Immediately after respondent's refusal to go to the farm, libellant visited the farm and spent two or three days there, although he did not remove his property to it or formally occupy it. He then returned to this county and immediately, as he admits, consulted a member of the Bar and procured him to write a letter to his wife notifying her that she was required to remove to and take up her home on the Ligonier farm (which she had previously declined to do), and, in event of refusal, notifying her to surrender up possession of his Swissvale house, which she and her family then occupied. He was careful to register this letter and offered in evidence the returned registry receipt as proof of its delivery to respondent. The letter was not produced, but the substance of it, as testified to by both libellant and respondent, was as above stated. It does seem to us that this last demand was clearly intended to strengthen his position with regard to a divorce, and was made not for the purpose of being accepted and to permit his wife to once more become his wife in reality, in a new home and under more favorable circumstances, but for no other purpose than to elicit from her a refusal.

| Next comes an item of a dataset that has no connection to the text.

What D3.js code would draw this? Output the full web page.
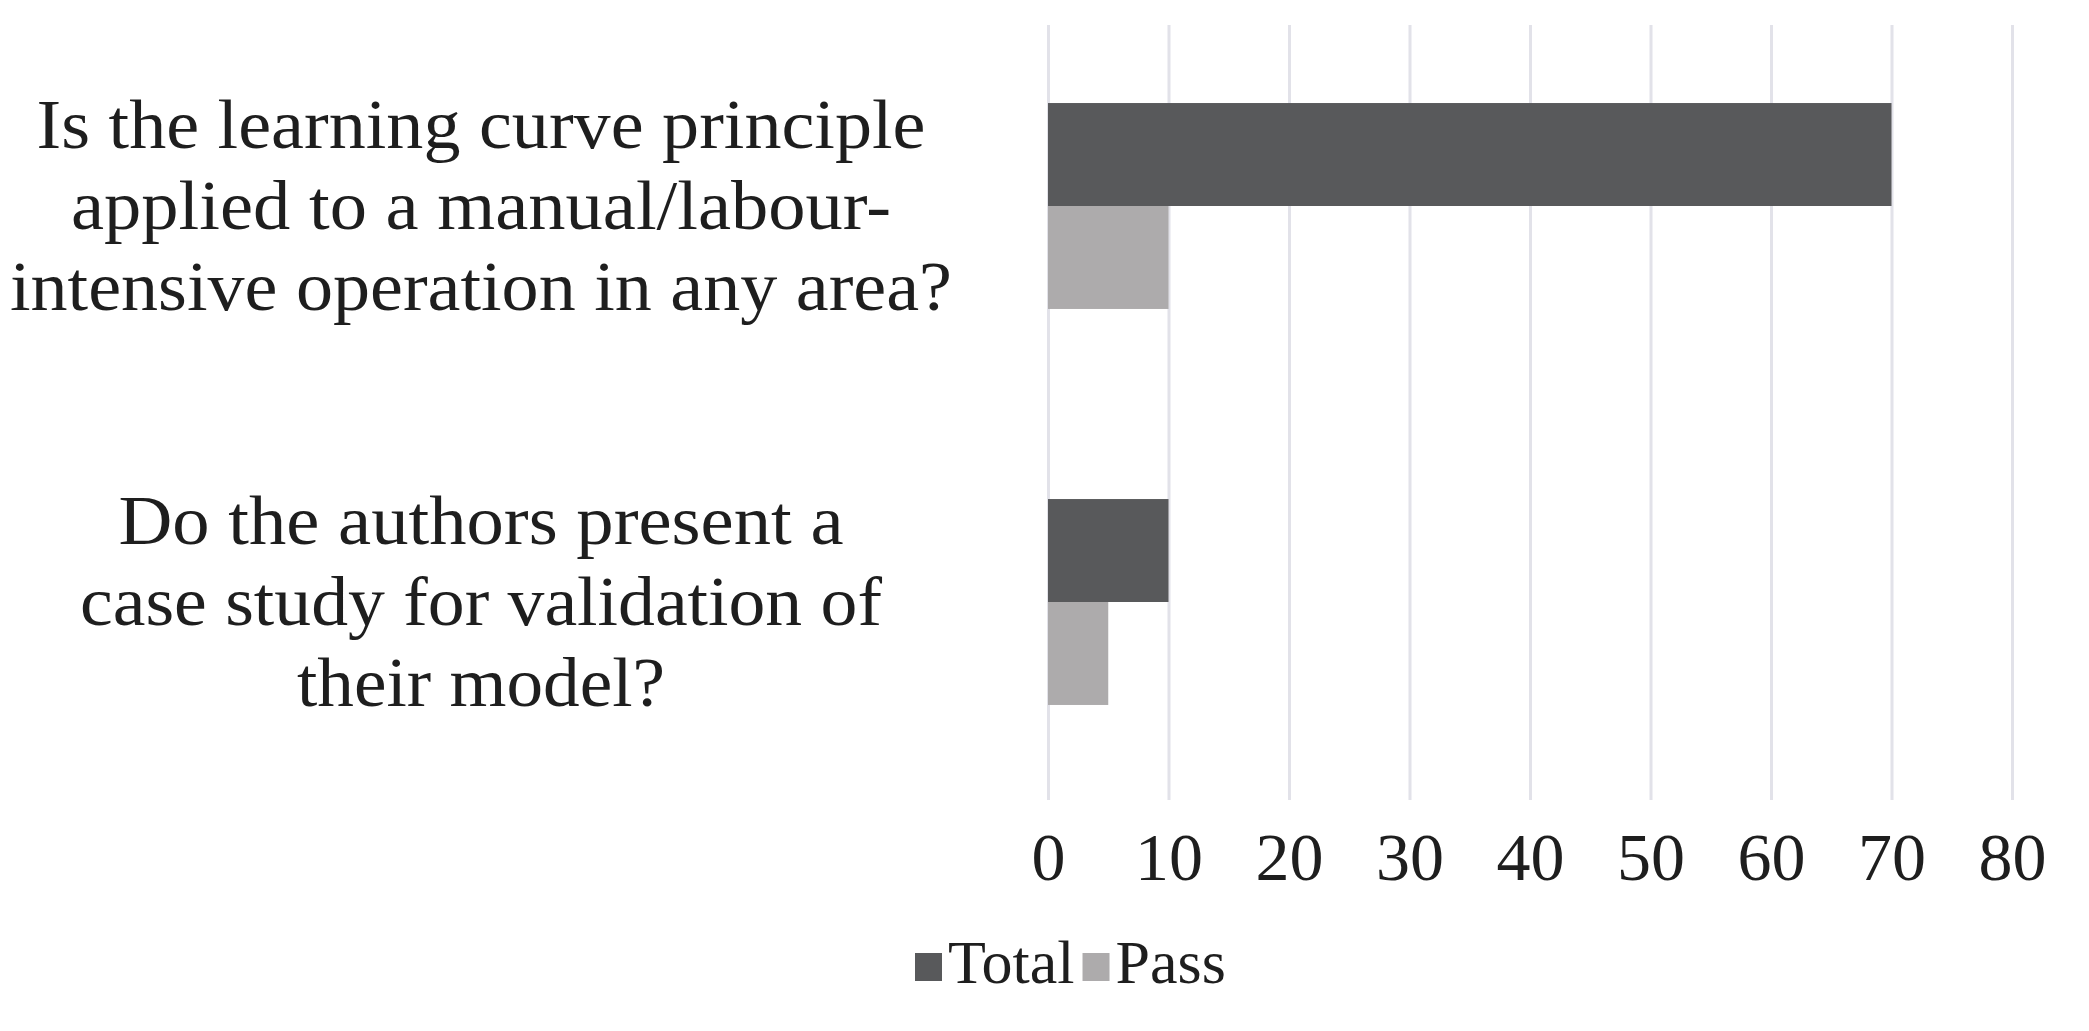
<!DOCTYPE html>
<html>
<head>
<meta charset="utf-8">
<script src="https://cdn.jsdelivr.net/npm/d3@7"></script>
<style>
  body { margin: 0; background: #fff; }
  text { font-family: "Liberation Serif", "Times New Roman", serif; fill: #1e1e1e; }
</style>
</head>
<body>
<script>
const categories = ['q1', 'q2']
const categoryLines = [
     ['Is the learning curve principle', 'applied to a manual/labour-', 'intensive operation in any area?'],
     ['Do the authors present a', 'case study for validation of', 'their model?']
]
// measured line widths in the picture, used to squeeze the serif a bit
const lineWidths = [[889, 820, 942], [725, 802, 368]]
const seriesNames = ['Total', 'Pass']
const totalValues = [70, 10]
const passValues = [10, 5]
const tickValues = [0, 10, 20, 30, 40, 50, 60, 70, 80]
const colors = ['#58595b', '#adabac']

const w = 2089
const h = 1031
const plotTop = 25
const plotBottom = 800

const svg = d3.select('body')
     .append('svg')
     .attr('width', w)
     .attr('height', h)

const xScale = d3.scaleLinear()
     .domain([0, 80])
     .range([1048, 2012])

const yScale = d3.scaleBand()
     .domain(categories)
     .range([8, plotBottom])
     .paddingInner(0.48)
     .paddingOuter(0.24)

const ySeries = d3.scaleBand()
     .domain(seriesNames)
     .range([0, yScale.bandwidth()])

// gridlines + tick labels
const xAxis = d3.axisBottom(xScale)
     .tickValues(tickValues)
     .tickSizeInner(-(plotBottom - plotTop))
     .tickSizeOuter(0)
     .tickPadding(32)
const gx = svg.append('g')
     .attr('transform', 'translate(0,' + plotBottom + ')')
     .call(xAxis)
gx.select('.domain').remove()
gx.selectAll('.tick line')
     .attr('stroke', '#e2e2e9')
     .attr('stroke-width', 3)
gx.selectAll('.tick text')
     .attr('font-size', 68)
     .attr('font-family', '"Liberation Serif", serif')
     .attr('fill', '#1e1e1e')

// bars
const rows = categories.map((c, i) => ({ cat: c, values: [totalValues[i], passValues[i]] }))
const groups = svg.selectAll('g.row')
     .data(rows)
     .enter()
     .append('g')
     .attr('class', 'row')
     .attr('transform', d => 'translate(0,' + yScale(d.cat) + ')')
groups.selectAll('rect')
     .data(d => d.values.map((v, j) => ({ name: seriesNames[j], value: v, j: j })))
     .enter()
     .append('rect')
     .attr('x', xScale(0))
     .attr('y', d => ySeries(d.name))
     .attr('width', d => xScale(d.value) - xScale(0))
     .attr('height', ySeries.bandwidth())
     .attr('fill', d => colors[d.j])

// category labels, centred on each group
const labelX = 481
const lineGap = 81
categories.forEach((c, i) => {
     const mid = yScale(c) + yScale.bandwidth() / 2
     const lines = categoryLines[i]
     lines.forEach((line, k) => {
          svg.append('text')
               .attr('x', labelX)
               .attr('y', mid + (k - (lines.length - 1) / 2) * lineGap + 23)
               .attr('text-anchor', 'middle')
               .attr('font-size', 70)
               .attr('textLength', lineWidths[i][k])
               .attr('lengthAdjust', 'spacingAndGlyphs')
               .text(line)
     })
})

// legend
const legend = svg.append('g')
let lx = 915
seriesNames.forEach((name, j) => {
     legend.append('rect')
          .attr('x', lx)
          .attr('y', 953)
          .attr('width', 27)
          .attr('height', 28)
          .attr('fill', colors[j])
     const t = legend.append('text')
          .attr('x', lx + 33)
          .attr('y', 983)
          .attr('font-size', 62)
          .text(name)
     lx = lx + 33 + t.node().getComputedTextLength() + 8
})
</script>
</body>
</html>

After his removal from the family home and down to the time of the hearing in this case, libellant never occupied the farmhouse as a place of residence or a home. He spent a few days there during the spring and summer of 1917, but did not attempt to do any farming; he continued to live in Wilkinsburg, or elsewhere, and to be employed at the Westinghouse Electric & Manufacturing Company's plant. The lease expired by limitation March, 31, 1918, without libellant ever having been a real, genuine, bona fide occupant of and resident on the farm.

We are impressed with the fact that a husband who seeks a divorce from his wife on the ground of her refusal to follow him to a new abode, must in fact have procured and prepared for occupancy a place of abode, reasonably equipped as a home and fairly comfortable under all the circumstances; that he must have intended in good faith to make it not only his wife's but his own home, and to go there with his wife to aid in establishing the home.

In this case, however, that was not the libellant's purpose. The testimony clearly indicates that he merely intended that his wife should remove to the farm and that he would follow her at some later and indefinite time. At the time he sent the registered letter to his wife, he was not at the farm, but was then boarding at No. 1004 Ross Street, Wilkinsburg, to which he had removed on April 10, 1917, or thereabouts. He explained (Testimony, p. 31) that he could not remove to the farm because he had bills remaining unpaid, and that if he had gone his creditors would have foreclosed on him, and that by staying here they knew he was making an honest effort to make good. He further says (Testimony, p. 32) that he intended to stay here a few months to attend to his bills.

It is therefore clear that there was no present purpose on the part of the husband to make the farm his home, and that he merely purposed getting his wife there, if he could, to get along as well as she could without

Beighley v Beighley.

his aid, while he remained in the vicinity of his old home, to look after his own affairs, for his own purpose, and to join his wife when he saw fit to do so.

We do not believe that such conduct constitutes the providing of a new domicile, such as the law contemplates. The wife who is asked to go to such a new home is entitled to the presence, aid, and comfort of her husband, and cannot be forced to accede to what is a mere proposed plan to establish a home without a substantial attempt on the part of the husband to make it what it should be an actual and practicable place of abode. The wife's answer to the demand that she remove to the farm is given at pages 94-5 of the testimony; and as her credibility is prima facie at least as good as that of her husband, we must accept her statement as worthy of belief. Se says

"Q. Mrs. Beighley, will you state in your own way the circumstances under which he informed you he had rented a farm?

A. Well, he said he had rented a farm and intended to move on it, and I said I felt I could not go to do farm work, that my work where I was living was more than I was able to do, and much less did I feel able to do farm work; and aside from that, I had been afflicted with rheumatism and I felt farm work would not be the place for me; and aside from that, my children were in school, and I also knew facilities in town are much better than in the country; and my second daughter wanted to go through High School, and I felt I did not want to make the change. Aside from that, I knew the older children would not go with him."

In considering the good faith of this reply, we must bear in mind that the wife had been the mother of nine children, six of whom were living at or about the time of the demand for her removal, and that she was burdened with the care of the family for many years and was not, by reason of her advancing years and her labors, as well able to take up the burden of life on a farm as she would have been at an earlier period.

We have already discussed the fact that they did not cohabit or have marital relations with each other and that they were living practically as strangers under the same roof. Would it be reasonable under those circumstances for her to assume that the husband, by his demand for her removal to a new home, intended to treat her in the future as a husband should, with affection and respect, and to win her back to the confidence and mutual regard which it is presumed their earlier years afforded; that he in good faith proposed to make a new home, to take his wife there, and, as it were, to begin life anew under happier and more favorable circumstances, and for each to forget the past? There is nothing in the testimony to indicate any such purpose on his part. That he was without affection or regard for his wife (whether justly or unjustly we do not attempt to determine), is evidenced by the fact that from the time he left her home on April 10, 1917, he never returned to visit his wife or his family except on two occasions when the death of his daughters called him home.

In considering this case, we must bear in mind that the burden is upon the husband to show wilful and malicious desertion, and to convince the Chancellor that he was justified in demanding his wife's removal to the new home. We agree with the Master that the libellant has failed to meet this requirement, and we have determined, as already stated, that his offer was not made in good faith. It therefore follows that the Master was right in his conclusions, and that his report recommending the dismissal of the libel at the cost of the libellant should be approved.